Let $(X_n)$ be an i.i.d. sequence such that $\mathbb P(X_1=1)=\frac{1}{2}+\varepsilon$ and $\mathbb P(X_1=-1)=\frac{1}{2}-\varepsilon$ for some $\varepsilon\in(0, \frac{1}{2})$. I'd like to show that the central limit theorem holds for this particular sequence. That means
$$\frac{\sum_{i=1}^n(X_i-\mu)}{\sigma \sqrt{n}} \xrightarrow{d} \mathcal{N}(0,1)$$
where $\mathbb E(X_1)=2\varepsilon$ and $\mathbb V(X_1)=1-4\varepsilon^2$.

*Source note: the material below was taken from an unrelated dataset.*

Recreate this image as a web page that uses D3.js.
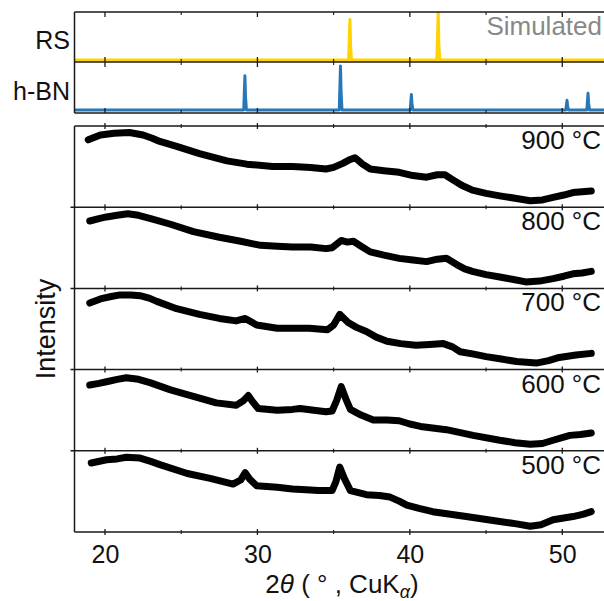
<!DOCTYPE html>
<html>
<head>
<meta charset="utf-8">
<script src="https://cdn.jsdelivr.net/npm/d3@7"></script>
<style>
  body { margin: 0; background: #fff; }
  text { font-family: "Liberation Sans", Arial, sans-serif; }
</style>
</head>
<body>
<div id="chart"></div>
<script>

// simulated patterns (2theta, relative intensity)
var rsPattern = [[18,0],[35.98,0],[36.07,0.92],[36.11,0.35],[36.17,0],[41.77,0],[41.86,1.1],[41.9,0.4],[41.96,0],[53,0]];
var hbnPattern = [[18,0],[29.1,0],[29.18,0.78],[29.22,0.3],[29.28,0],[35.37,0],[35.45,1.0],[35.49,0.4],[35.55,0],
  [40.02,0],[40.1,0.35],[40.14,0.15],[40.2,0],[50.23,0],[50.31,0.22],[50.36,0.08],[50.41,0],
  [51.61,0],[51.69,0.38],[51.73,0.15],[51.79,0],[53,0]];

// measured patterns, intensity in arbitrary units
var t900 = [[18.9,83],[19.7,89],[20.6,91],[21.6,92],[22.5,89],[23.1,85],[23.6,81],[24.7,75],[26.2,66],[28.0,57],[29.3,53],[31.0,50],[32.3,50],[33.5,49],[34.5,47],[35.0,49],[35.6,54],[36.0,58],[36.4,61],[36.9,53],[37.4,47],[38.3,45],[39.3,43],[40.2,39],[41.1,37],[41.8,40],[42.3,40],[42.8,34],[43.4,27],[44.1,21],[45.0,17],[45.9,14],[46.9,11],[47.9,8],[48.7,9],[49.4,12],[50.1,15],[50.7,18],[51.3,19],[51.9,20]];
var t800 = [[19.0,83],[19.6,86],[20.1,88],[20.8,90],[21.5,92],[22.2,90],[23.0,86],[24.3,79],[25.8,70],[27.5,63],[28.9,58],[30.2,53],[31.3,52],[32.3,51],[33.5,51],[34.5,49],[34.9,50],[35.5,59],[35.9,57],[36.3,58],[36.8,52],[37.4,45],[38.3,41],[39.3,37],[40.2,35],[41.1,33],[41.8,36],[42.4,37],[43.1,29],[43.6,24],[44.1,21],[45.0,17],[45.9,14],[46.8,11],[47.6,8],[48.5,9],[49.4,12],[50.1,15],[50.7,18],[51.3,19],[51.9,21]];
var t700 = [[19.0,82],[19.7,87],[20.4,90],[21.0,92],[21.7,92],[22.3,91],[22.9,88],[23.4,84],[24.7,75],[26.2,68],[27.5,63],[28.6,60],[29.2,63],[29.95,55],[31.3,51],[32.3,51],[33.4,51],[34.6,49],[35.0,55],[35.4,68],[35.95,58],[36.5,52],[37.15,47],[37.8,40],[38.5,35],[39.4,32],[40.4,30],[41.3,31],[42.2,32],[42.8,28],[43.3,22],[44.2,19],[45.0,16],[46.0,13],[47.0,10],[48.3,8],[49.1,11],[49.8,15],[50.9,18],[51.9,20]];
var t600 = [[19.0,81],[19.6,83],[20.1,85],[20.8,88],[21.4,90],[22.2,88],[22.95,84],[24.3,75],[25.8,67],[27.3,59],[28.6,56],[29.1,62],[29.4,68],[29.7,60],[30.05,52],[31.3,50],[32.3,51],[32.8,52],[33.7,50],[34.5,48],[34.9,49],[35.2,62],[35.5,79],[35.8,64],[36.1,51],[36.8,44],[37.6,38],[38.5,38],[39.3,37],[40.0,33],[40.7,30],[42.4,26],[44.15,19],[45.9,13],[46.9,10],[47.9,8],[48.7,9],[49.4,13],[50.5,19],[51.2,20],[51.9,22]];
var t500 = [[19.1,85],[20.1,89],[20.8,90],[21.4,92],[22.3,91],[23.0,87],[23.6,83],[25.4,72],[26.9,66],[28.4,59],[28.9,64],[29.2,73],[29.5,65],[29.95,57],[31.3,55],[32.3,53],[33.2,52],[34.0,51],[34.9,51],[35.15,62],[35.4,80],[35.7,66],[36.1,51],[37.15,46],[38.0,45],[38.7,43],[39.3,38],[39.8,33],[40.6,29],[41.5,25],[43.7,19],[45.9,13],[47.0,10],[47.9,7],[48.6,9],[49.4,15],[50.7,19],[51.4,22],[51.9,25]];

var samples = [t900, t800, t700, t600, t500];
var tempLabels = ["900 °C", "800 °C", "700 °C", "600 °C", "500 °C"];
var majorTicks = [20, 30, 40, 50];
var minorTicks = [25, 35, 45];

var W = 604, H = 601;
var left = 74.5, right = 608;
var axisColor = "#1a1a1a";

var svg = d3.select("#chart").append("svg")
  .attr("width", W)
  .attr("height", H);

svg.append("rect").attr("width", W).attr("height", H).attr("fill", "#fff");

var x = d3.scaleLinear().domain([18, 53]).range([left, right]);

function ticks(y, up, down, upMinor, downMinor) {
  var g = svg.append("g");
  g.selectAll("line.major").data(majorTicks).enter().append("line")
    .attr("x1", function(d) { return x(d); }).attr("x2", function(d) { return x(d); })
    .attr("y1", y - up).attr("y2", y + down)
    .attr("stroke", axisColor).attr("stroke-width", 1.3);
  g.selectAll("line.minor").data(minorTicks).enter().append("line")
    .attr("x1", function(d) { return x(d); }).attr("x2", function(d) { return x(d); })
    .attr("y1", y - upMinor).attr("y2", y + downMinor)
    .attr("stroke", axisColor).attr("stroke-width", 1.1);
}

function hline(y, x0) {
  svg.append("line")
    .attr("x1", x0).attr("x2", W)
    .attr("y1", y).attr("y2", y)
    .attr("stroke", axisColor).attr("stroke-width", 1.5);
}

// ---- simulated panels
var topPanels = [
  {name: "RS", data: rsPattern, color: "#ffd200", y0: 12, y1: 62, base: 60, labelY: 49},
  {name: "h-BN", data: hbnPattern, color: "#2878b8", y0: 62, y1: 113, base: 110, labelY: 100}
];

topPanels.forEach(function(p, i) {
  var y = d3.scaleLinear().domain([0, 1]).range([p.base, p.y0 + 4]);
  var clipId = "clip" + i;
  svg.append("clipPath").attr("id", clipId).append("rect")
    .attr("x", left).attr("y", p.y0).attr("width", W - left).attr("height", p.y1 - p.y0);

  svg.append("path")
    .datum(p.data)
    .attr("clip-path", "url(#" + clipId + ")")
    .attr("fill", "none")
    .attr("stroke", p.color)
    .attr("stroke-width", 3)
    .attr("stroke-linejoin", "round")
    .attr("d", d3.line().x(function(d) { return x(d[0]); }).y(function(d) { return y(d[1]); }));

  svg.append("text")
    .attr("x", 70).attr("y", p.labelY)
    .attr("text-anchor", "end")
    .attr("font-size", 25)
    .attr("fill", "#111")
    .text(p.name);
});

hline(12, left);
hline(62, left);
hline(113, left);
svg.append("line").attr("x1", left).attr("x2", left).attr("y1", 12).attr("y2", 113)
  .attr("stroke", axisColor).attr("stroke-width", 1.5);
ticks(12, 0, 5, 0, 3);
ticks(62, 5, 5, 3, 3);
ticks(113, 5, 0, 3, 0);

svg.append("text")
  .attr("x", 602).attr("y", 35)
  .attr("text-anchor", "end")
  .attr("font-size", 26)
  .attr("fill", "#888")
  .text("Simulated");

// ---- measured panels
var plotTop = 126, plotBottom = 532;
var bandH = (plotBottom - plotTop) / samples.length;

var line = d3.line()
  .curve(d3.curveLinear);

samples.forEach(function(s, i) {
  var b0 = plotTop + i * bandH;
  var y = d3.scaleLinear().domain([0, 100]).range([b0 + bandH, b0]);
  line.x(function(d) { return x(d[0]); }).y(function(d) { return y(d[1]); });

  svg.append("path")
    .datum(s)
    .attr("fill", "none")
    .attr("stroke", "#000")
    .attr("stroke-width", 7)
    .attr("stroke-linejoin", "round")
    .attr("stroke-linecap", "round")
    .attr("d", line);

  svg.append("text")
    .attr("x", 601).attr("y", b0 + 23)
    .attr("text-anchor", "end")
    .attr("font-size", 26)
    .attr("fill", "#111")
    .text(tempLabels[i]);
});

for (var i = 0; i <= samples.length; i++) {
  var yy = plotTop + i * bandH;
  hline(yy, i == 0 || i == samples.length ? left : left - 4);
  ticks(yy, 3, 3, 2, 2);
}
svg.append("line").attr("x1", left).attr("x2", left).attr("y1", plotTop).attr("y2", plotBottom)
  .attr("stroke", axisColor).attr("stroke-width", 1.5);

// x axis labels
var xAxis = d3.axisBottom(x).tickValues(majorTicks).tickSize(0).tickPadding(0);
var gx = svg.append("g")
  .attr("transform", "translate(0," + plotBottom + ")")
  .call(xAxis);
gx.select(".domain").remove();
gx.selectAll("text")
  .attr("font-size", 25)
  .attr("font-family", "Liberation Sans, Arial, sans-serif")
  .attr("fill", "#111")
  .attr("dy", null)
  .attr("y", 31);

var xl = svg.append("text")
  .attr("x", 342).attr("y", 593)
  .attr("text-anchor", "middle")
  .attr("font-size", 26)
  .attr("fill", "#111");
xl.append("tspan").text("2");
xl.append("tspan").attr("font-style", "italic").text("θ");
xl.append("tspan").text(" ( ° , CuK");
xl.append("tspan").attr("font-style", "italic").attr("font-size", 18).attr("dy", 5).text("α");
xl.append("tspan").attr("dy", -5).text(")");

svg.append("text")
  .attr("transform", "translate(55," + ((plotTop + plotBottom) / 2) + ") rotate(-90)")
  .attr("text-anchor", "middle")
  .attr("font-size", 27)
  .attr("fill", "#111")
  .text("Intensity");

</script>
</body>
</html>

Or in terms of the characteristic function:
$$\varphi_\frac{\sum_{i=1}^n(X_i-\mu)}{\sigma \sqrt{n}} (t) \to e^{-\frac{t^2}{2}}$$
I try to figure out the characteristic function:
$$\varphi_\frac{\sum_{i=1}^n(X_i-\mu)}{\sigma \sqrt{n}}(t)=\left(\varphi_\frac{X_i-\mu}{\sigma}\left(\frac{t}{\sqrt{n}}\right)\right)^n$$
where:
$$\varphi_\frac{X_i-\mu}{\sigma}(s)=\left(\frac{1}{2}-\varepsilon\right)\exp\left(is\frac{-1-\mu}{\sigma}\right)+\left(\frac{1}{2}+\varepsilon\right)\exp\left(is\frac{1-\mu}{\sigma}\right)$$
The expression seems to be unmanageable.
What have I done wrong? How can we fix it?